Victoria’s low vacancy rate and increasing rents are pushing some people to find shelter in their vehicles.
Living in a van on a side street across from Starbucks isn’t where Sid thought he’d be in his 60s.
But then he was injured at work a few years back and things changed.
“People think because you are living on the street you must have a drug problem or maybe you are a lush. That’s not true. It doesn’t matter who you are. It doesn’t matter how much you have. It can happen overnight.”
Sid says he uses the money he has for insurance and food.
But he’s worried about how he’ll renew with no street address.
And he’s worried how some people he’s done jobs for would react if they knew he’s homeless.

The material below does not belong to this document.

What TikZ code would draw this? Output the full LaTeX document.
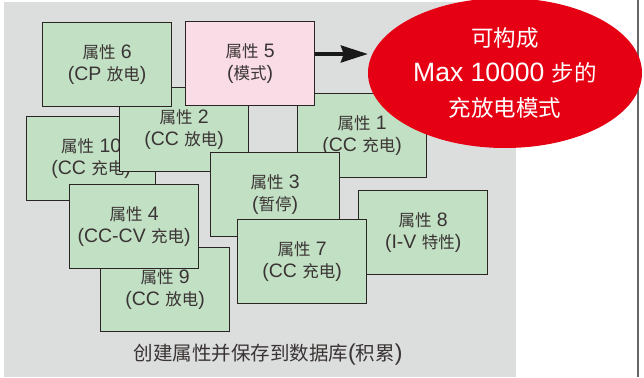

Stories like Sid’s are what’s leading Victoria Mayor Lisa Helps to push for a by-law change.
She says it’s hard to get a solid count on how many people are living in their vehicles because there is such shame and stigma surrounding it, and people don’t want to admit that is the situation they are in.
Last year, the City of Victoria handed out 176 tickets to people found sleeping in their cars, triple the number from 2015.
Helps says the city does not get complaints about people living in their cars so there is no need for a by-law that harms those already struggling.
“They find out of the way places where they’re not going to be seen, where they’re not going to be disruptive and they go to sleep and they go to work or where ever they are going the next morning.”
Right now people can be fined up to $60 for sleeping in their vehicles.
Council will hear the proposal Thursday, and Helps says it could take a couple of months for the change to work its way through to approval.